A Comparison of Multi-Dynamic Core vs Single-Dynamic Core Multi-Physics Ensemble Design for Convection-Allowing Forecasting Initialized By the Multiscale GSI-Based EnVar Data Assimilation System

The Gridpoint Statistical Interpolation (GSI)-based hybrid ensemble-variational (EnVar) data assimilation (DA) scheme has been extended for convective scales including the direct assimilation of radar radial velocity and reflectivity by Johnson et al (2015) and Wang and Wang (2017). This system has been tested within the operational NAMRR and HRRR model contexts for the 2017 and 2018 NOAA Hazardous Weather Testbed (HWT) spring forecasting experiments by the Multiscale data Assimilation and Predictability (MAP) lab at the University of Oklahoma. Ten retrospective cases from 2015 and 2016 are used to facilitate development and testing of potential improvements to the convection allowing assimilation and ensemble forecast system. A single 3-km horizontal resolution domain covering the CONUS is used throughout, with hourly assimilation of conventional observations as well as 20-min sub-hourly assimilation of radar DA for the final hour of cycling.

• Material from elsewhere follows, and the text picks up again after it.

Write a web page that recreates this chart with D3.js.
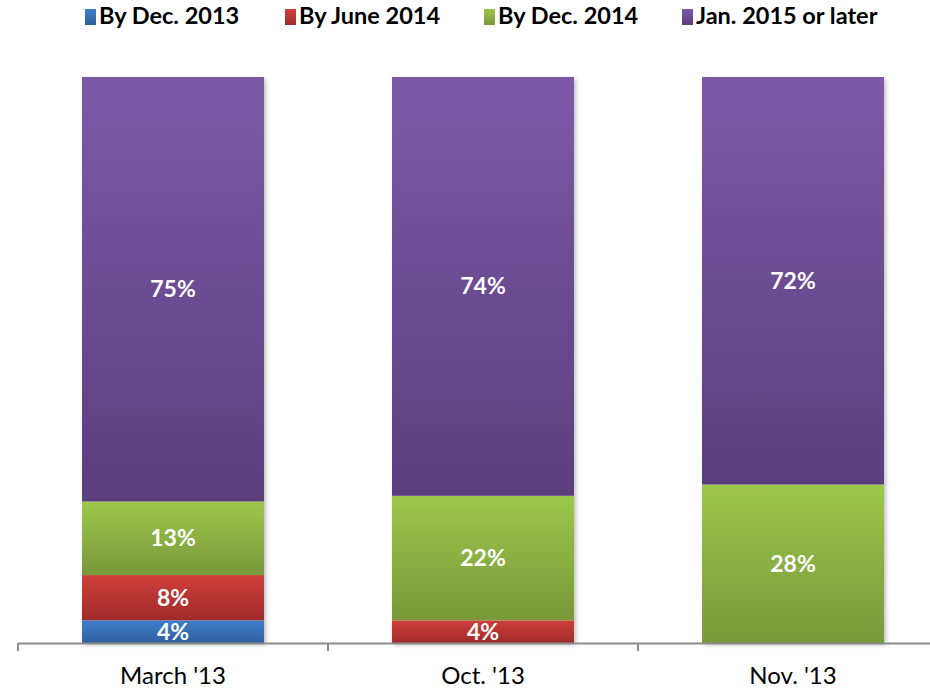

In this study, the ten retrospective cases are used to explore the optimal design of convection allowing forecasts. The performance of an ensemble forecasting system depends upon the ability of the ensemble to represent all sources of uncertainty, including initial condition errors and model error. The ensemble of analyses produced by the hybrid DA system can automatically sample the errors of the initial conditions. How to optimally sample the errors in the model still remains to be addressed. In this study, we look to address the following questions: how is a multi-core ensemble compared to a single core multi-physics or stochastic physics ensemble?

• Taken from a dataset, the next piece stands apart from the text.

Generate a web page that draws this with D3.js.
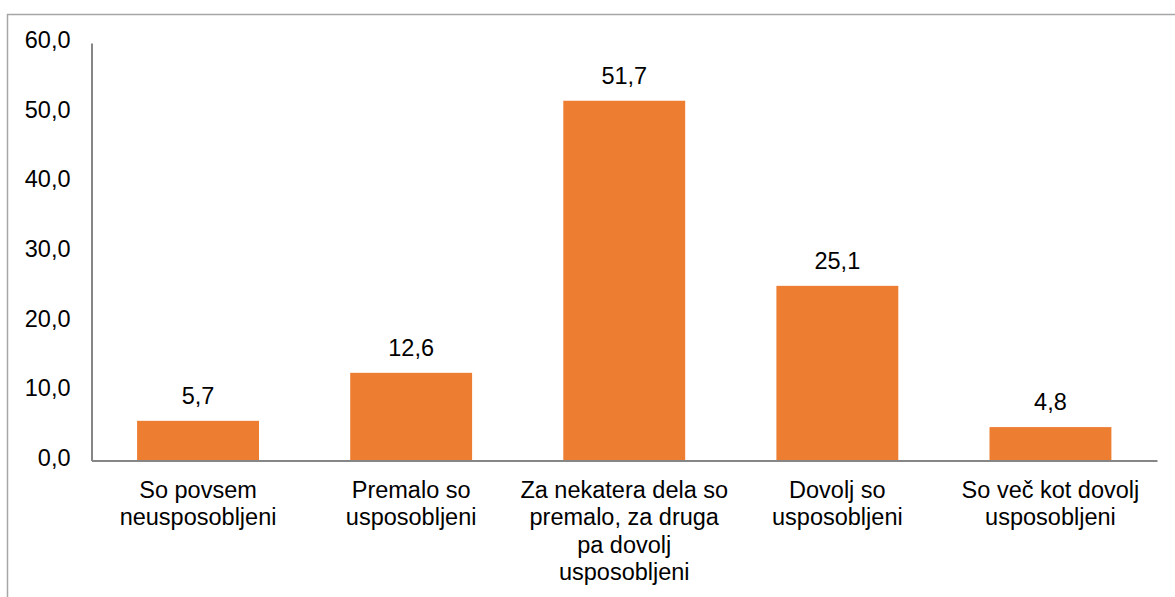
<!DOCTYPE html>
<html>
<head>
<meta charset="utf-8">
<script src="https://cdn.jsdelivr.net/npm/d3@7"></script>
<style>
  html, body { margin: 0; padding: 0; background: #fff; }
  svg text { font-family: "Liberation Sans", Arial, sans-serif; fill: #000; }
</style>
</head>
<body>
<svg id="chart" width="1175" height="597"></svg>
<script>
// categories (already broken into lines like the original)
var categories = [
	["So povsem", "neusposobljeni"],
	["Premalo so", "usposobljeni"],
	["Za nekatera dela so", "premalo, za druga", "pa dovolj", "usposobljeni"],
	["Dovolj so", "usposobljeni"],
	["So več kot dovolj", "usposobljeni"]
];
var values = [5.7, 12.6, 51.7, 25.1, 4.8];
var yTicks = [0, 10, 20, 30, 40, 50, 60];

var plot = {left: 91.5, right: 1157, top: 43, bottom: 460.5};
var fontSize = 23.5;
var fmt = function(v) { return d3.format(".1f")(v).replace('.', ','); };

var svg = d3.select('#chart');

// outer frame of the chart area (cut off on right and bottom)
svg.append('rect')
	.attr('x', 7.5).attr('y', 14.5)
	.attr('width', 1200).attr('height', 700)
	.attr('fill', 'none')
	.attr('stroke', '#a6a6a6')
	.attr('stroke-width', 1.5);

var x = d3.scaleBand()
	.domain(d3.range(categories.length))
	.range([plot.left, plot.right])
	.paddingInner(0.428)
	.paddingOuter(0.214);

var y = d3.scaleLinear()
	.domain([0, 60])
	.range([plot.bottom, plot.top]);

// bars
svg.selectAll('rect.bar')
	.data(values)
	.enter().append('rect')
	.attr('class', 'bar')
	.attr('x', (d, i) => x(i))
	.attr('y', d => y(d))
	.attr('width', x.bandwidth())
	.attr('height', d => y(0) - y(d))
	.attr('fill', '#ED7D31');

// value labels
svg.selectAll('text.val')
	.data(values)
	.enter().append('text')
	.attr('class', 'val')
	.attr('x', (d, i) => x(i) + x.bandwidth() / 2)
	.attr('y', d => y(d) - 17)
	.attr('text-anchor', 'middle')
	.style('font-size', fontSize + 'px')
	.text(d => fmt(d));

// y axis
var yAxis = d3.axisLeft(y)
	.tickValues(yTicks)
	.tickFormat(fmt)
	.tickSize(0)
	.tickPadding(21);

var gy = svg.append('g')
	.attr('transform', 'translate(' + plot.left + ',0)')
	.call(yAxis);
gy.select('.domain').attr('stroke', '#868686').attr('stroke-width', 2);
gy.selectAll('text')
	.attr('dy', '0.2em')
	.style('font-size', fontSize + 'px')
	.style('font-family', '"Liberation Sans", Arial, sans-serif')
	.attr('fill', '#000');

// x axis line
var xAxis = d3.axisBottom(x).tickSize(0).tickFormat('');
var gx = svg.append('g')
	.attr('transform', 'translate(0,' + plot.bottom + ')')
	.call(xAxis);
gx.select('.domain').attr('stroke', '#868686').attr('stroke-width', 2);

// category labels, multi-line
var cat = svg.selectAll('text.cat')
	.data(categories)
	.enter().append('text')
	.attr('class', 'cat')
	.attr('text-anchor', 'middle')
	.style('font-size', fontSize + 'px');

cat.selectAll('tspan')
	.data((d, i) => d.map(line => ({line: line, i: i})))
	.enter().append('tspan')
	.attr('x', d => x(d.i) + x.bandwidth() / 2)
	.attr('y', (d, j) => plot.bottom + 37.5 + j * 27.3)
	.text(d => d.line);
</script>
</body>
</html>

One approach to address model error is by combining forecast members from two or more model dynamical cores into a multi-model ensemble. NAMRR and HRRR models’ own GSI hybrid DA system automatically generate their respective single-core single physics ensemble. Here, we randomly combine 5 members each from the NAMRR and HRRR models’ single-core single-physics ensembles to comprise a multi-model ensemble. Another approach is to employ a multi-physics ensemble setup, which can be done within a single dynamic core, e.g. the WRF-ARW core model that the HRRR uses. Finally, recent studies have employed stochastic perturbations to address model uncertainty associated with sub-grid scale processes. The stochastic kinetic energy backscatter scheme (SKEBS; Berner et al. 2011, Duda et al. 2017) was developed to represent the dynamic net forcing of unresolved flow cascading energy into resolved scales. The SKEBS scheme is implemented here using optimized parameters from Duda et al. (2017) for convective scale prediction; it is tested with the HRRR single-physics and multi-physics configurations. These five ensemble configurations are compared subjectively and quantitatively within the 18-h free forecast period. Verification metrics include RMSE-spread plots as well as contingency table-based scores such as Fractions Skill Score on both 1-h accumulated precipitation and composite reflectivity fields at various thresholds, compared to observations from the Multi-Radar Multi-Sensor (MRMS) system. Initial results have shown the HRRR configuration to be more skillful than the NAMRR configuration, particularly at lower thresholds of precipitation and composite reflectivity. The multi-model ensemble helps to subjectively fill in gaps that a single-model single-physics configuration misses; initial skill scores of multi-model are comparable to the optimal HRRR configuration. The SKEB configuration is able to increase the spread of the ensemble forecast and in some cases produce a better forecast than its respective single-physics single-core ensemble without SKEB. Further detailed results will be presented at the conference.